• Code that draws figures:
+===+
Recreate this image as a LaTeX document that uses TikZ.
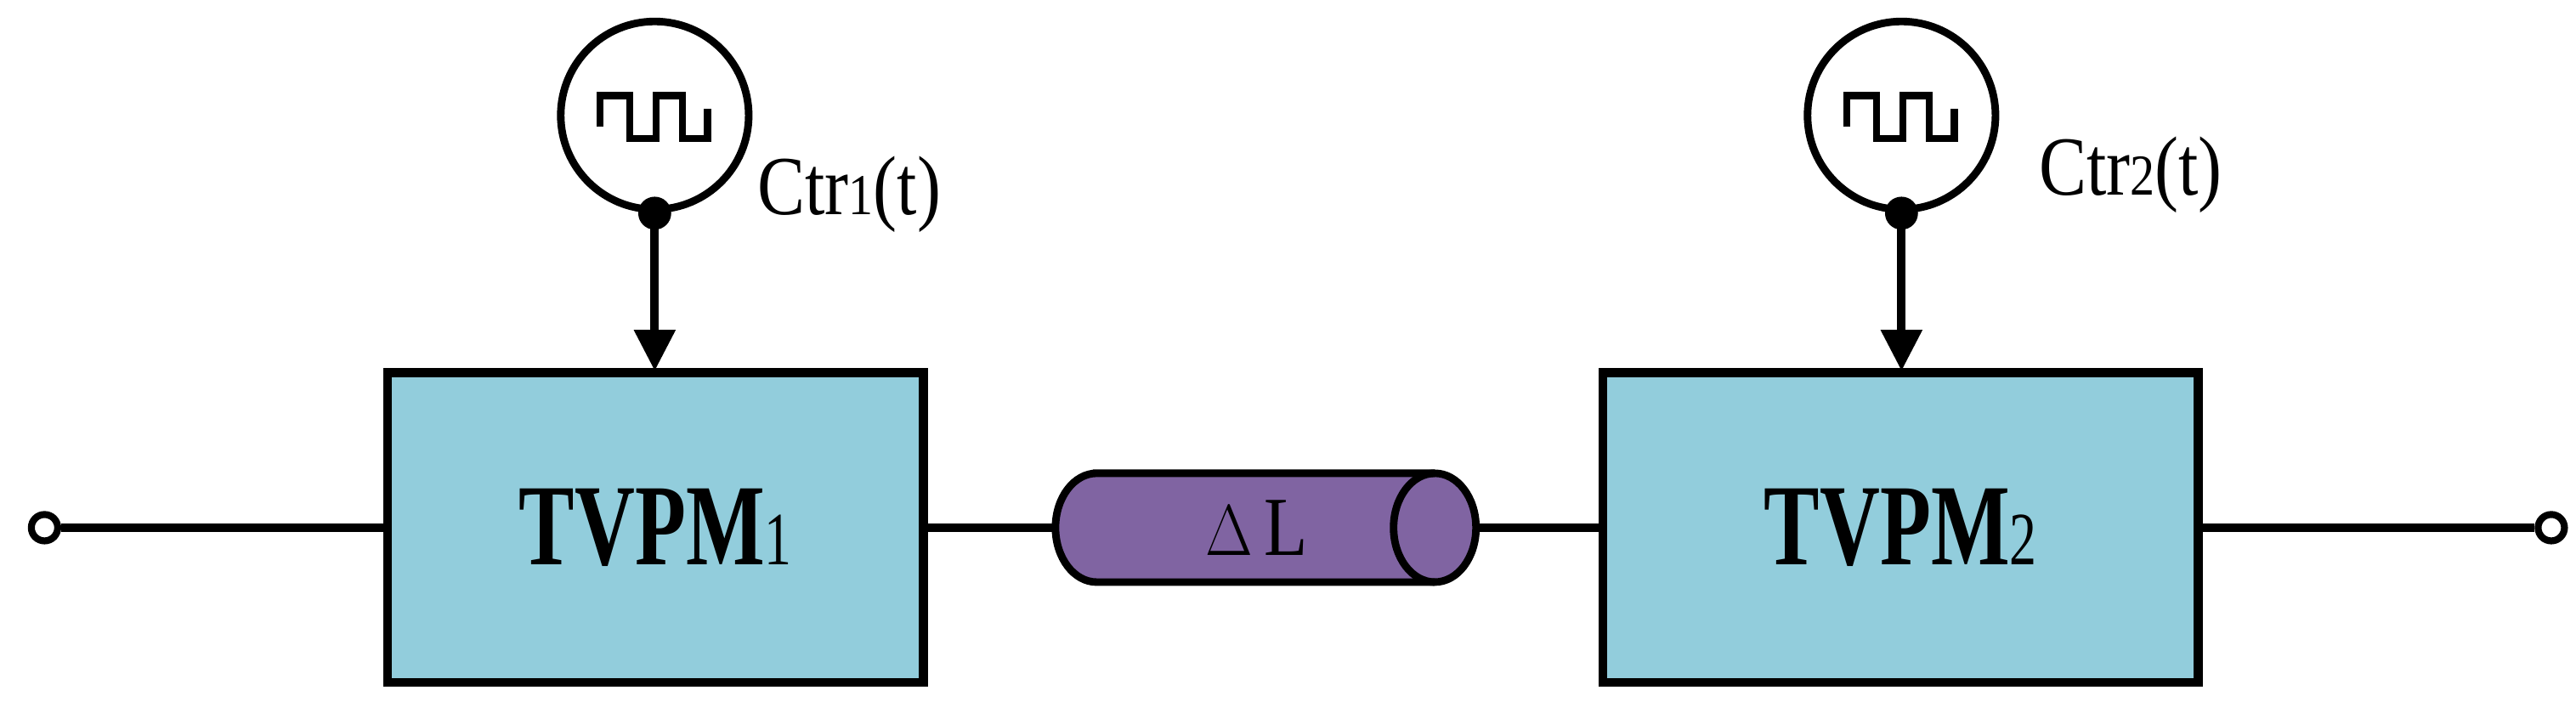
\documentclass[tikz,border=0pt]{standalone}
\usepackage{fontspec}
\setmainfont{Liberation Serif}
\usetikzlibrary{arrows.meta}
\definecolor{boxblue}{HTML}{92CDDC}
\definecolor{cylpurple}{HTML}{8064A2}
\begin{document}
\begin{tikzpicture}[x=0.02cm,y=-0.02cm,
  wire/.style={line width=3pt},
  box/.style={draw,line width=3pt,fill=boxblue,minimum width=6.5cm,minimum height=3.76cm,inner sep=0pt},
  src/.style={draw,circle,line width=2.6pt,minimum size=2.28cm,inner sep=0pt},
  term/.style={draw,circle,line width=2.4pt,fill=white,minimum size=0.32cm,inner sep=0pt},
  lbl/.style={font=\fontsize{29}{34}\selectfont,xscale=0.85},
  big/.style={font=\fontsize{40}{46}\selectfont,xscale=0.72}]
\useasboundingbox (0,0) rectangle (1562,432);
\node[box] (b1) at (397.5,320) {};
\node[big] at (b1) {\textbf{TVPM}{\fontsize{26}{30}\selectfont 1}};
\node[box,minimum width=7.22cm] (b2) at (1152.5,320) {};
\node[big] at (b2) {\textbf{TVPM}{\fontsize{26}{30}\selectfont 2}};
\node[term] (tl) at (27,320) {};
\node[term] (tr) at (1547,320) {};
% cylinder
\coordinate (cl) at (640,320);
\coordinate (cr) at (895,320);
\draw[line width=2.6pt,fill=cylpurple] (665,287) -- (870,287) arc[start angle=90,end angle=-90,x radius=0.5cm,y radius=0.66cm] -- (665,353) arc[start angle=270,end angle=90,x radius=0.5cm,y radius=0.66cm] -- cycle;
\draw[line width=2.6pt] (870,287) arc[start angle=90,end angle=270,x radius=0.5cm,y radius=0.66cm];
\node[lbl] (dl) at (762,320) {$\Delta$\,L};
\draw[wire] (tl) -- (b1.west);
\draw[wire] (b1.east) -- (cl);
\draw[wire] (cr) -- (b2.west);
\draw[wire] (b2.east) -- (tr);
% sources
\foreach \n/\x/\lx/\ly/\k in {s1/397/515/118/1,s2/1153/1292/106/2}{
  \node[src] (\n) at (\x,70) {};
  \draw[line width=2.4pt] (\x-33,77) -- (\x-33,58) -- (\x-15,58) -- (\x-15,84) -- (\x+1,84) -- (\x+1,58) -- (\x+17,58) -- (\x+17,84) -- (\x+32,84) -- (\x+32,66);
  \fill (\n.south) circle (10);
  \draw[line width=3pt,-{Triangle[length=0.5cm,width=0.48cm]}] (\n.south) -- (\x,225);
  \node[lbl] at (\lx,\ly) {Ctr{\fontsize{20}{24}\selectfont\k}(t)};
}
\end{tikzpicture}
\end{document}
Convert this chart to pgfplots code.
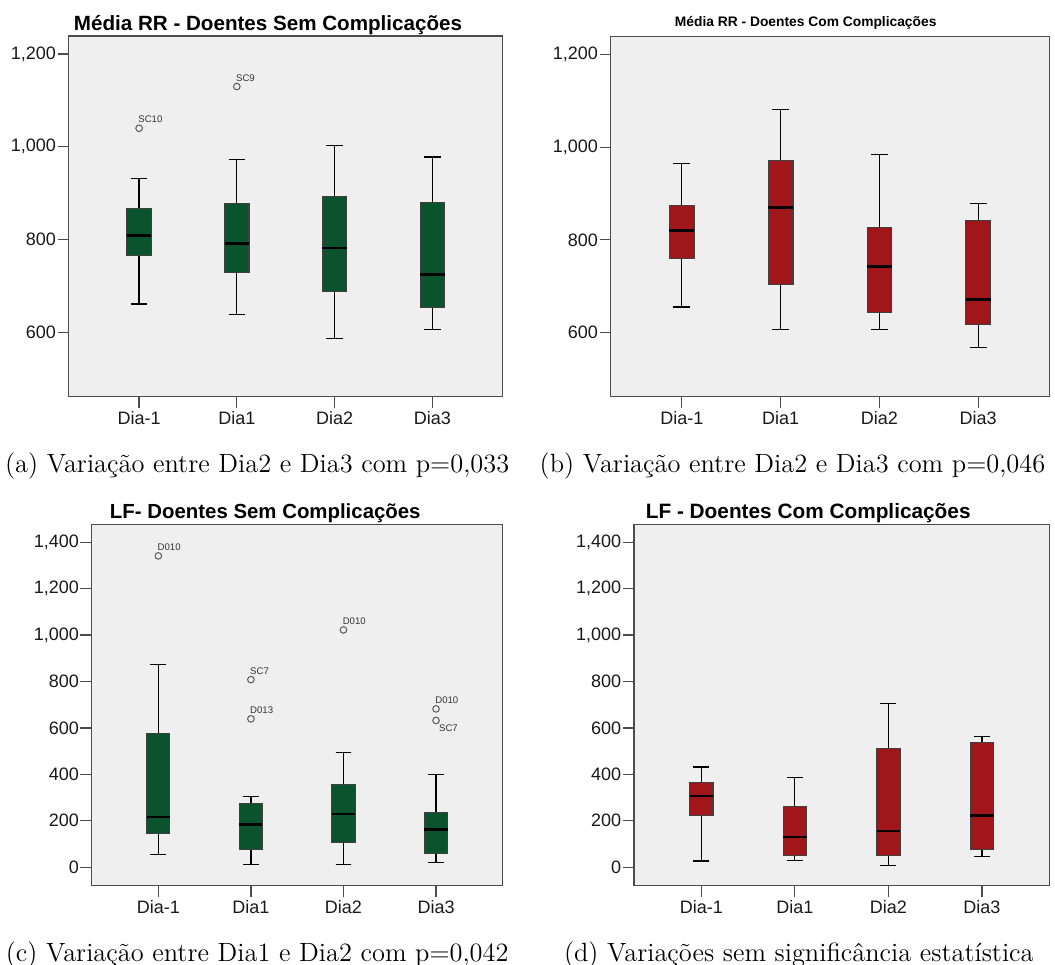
+===+
• Aim: In your copy of the records, include no pictures; repeat everything else exactly.

• Answer to the problem:
Recreate this image as a LaTeX document that uses TikZ.
\documentclass[tikz,border=0pt]{standalone}
\usepackage{fontspec}
\setmainfont{Liberation Serif}
\usetikzlibrary{arrows.meta}
\definecolor{boxblue}{HTML}{92CDDC}
\definecolor{cylpurple}{HTML}{8064A2}
\begin{document}
\begin{tikzpicture}[x=0.02cm,y=-0.02cm,
  wire/.style={line width=3pt},
  box/.style={draw,line width=3pt,fill=boxblue,minimum width=6.5cm,minimum height=3.76cm,inner sep=0pt},
  src/.style={draw,circle,line width=2.6pt,minimum size=2.28cm,inner sep=0pt},
  term/.style={draw,circle,line width=2.4pt,fill=white,minimum size=0.32cm,inner sep=0pt},
  lbl/.style={font=\fontsize{29}{34}\selectfont,xscale=0.85},
  big/.style={font=\fontsize{40}{46}\selectfont,xscale=0.72}]
\useasboundingbox (0,0) rectangle (1562,432);
\node[box] (b1) at (397.5,320) {};
\node[big] at (b1) {\textbf{TVPM}{\fontsize{26}{30}\selectfont 1}};
\node[box,minimum width=7.22cm] (b2) at (1152.5,320) {};
\node[big] at (b2) {\textbf{TVPM}{\fontsize{26}{30}\selectfont 2}};
\node[term] (tl) at (27,320) {};
\node[term] (tr) at (1547,320) {};
% cylinder
\coordinate (cl) at (640,320);
\coordinate (cr) at (895,320);
\draw[line width=2.6pt,fill=cylpurple] (665,287) -- (870,287) arc[start angle=90,end angle=-90,x radius=0.5cm,y radius=0.66cm] -- (665,353) arc[start angle=270,end angle=90,x radius=0.5cm,y radius=0.66cm] -- cycle;
\draw[line width=2.6pt] (870,287) arc[start angle=90,end angle=270,x radius=0.5cm,y radius=0.66cm];
\node[lbl] (dl) at (762,320) {$\Delta$\,L};
\draw[wire] (tl) -- (b1.west);
\draw[wire] (b1.east) -- (cl);
\draw[wire] (cr) -- (b2.west);
\draw[wire] (b2.east) -- (tr);
% sources
\foreach \n/\x/\lx/\ly/\k in {s1/397/515/118/1,s2/1153/1292/106/2}{
  \node[src] (\n) at (\x,70) {};
  \draw[line width=2.4pt] (\x-33,77) -- (\x-33,58) -- (\x-15,58) -- (\x-15,84) -- (\x+1,84) -- (\x+1,58) -- (\x+17,58) -- (\x+17,84) -- (\x+32,84) -- (\x+32,66);
  \fill (\n.south) circle (10);
  \draw[line width=3pt,-{Triangle[length=0.5cm,width=0.48cm]}] (\n.south) -- (\x,225);
  \node[lbl] at (\lx,\ly) {Ctr{\fontsize{20}{24}\selectfont\k}(t)};
}
\end{tikzpicture}
\end{document}
Convert this chart to pgfplots code.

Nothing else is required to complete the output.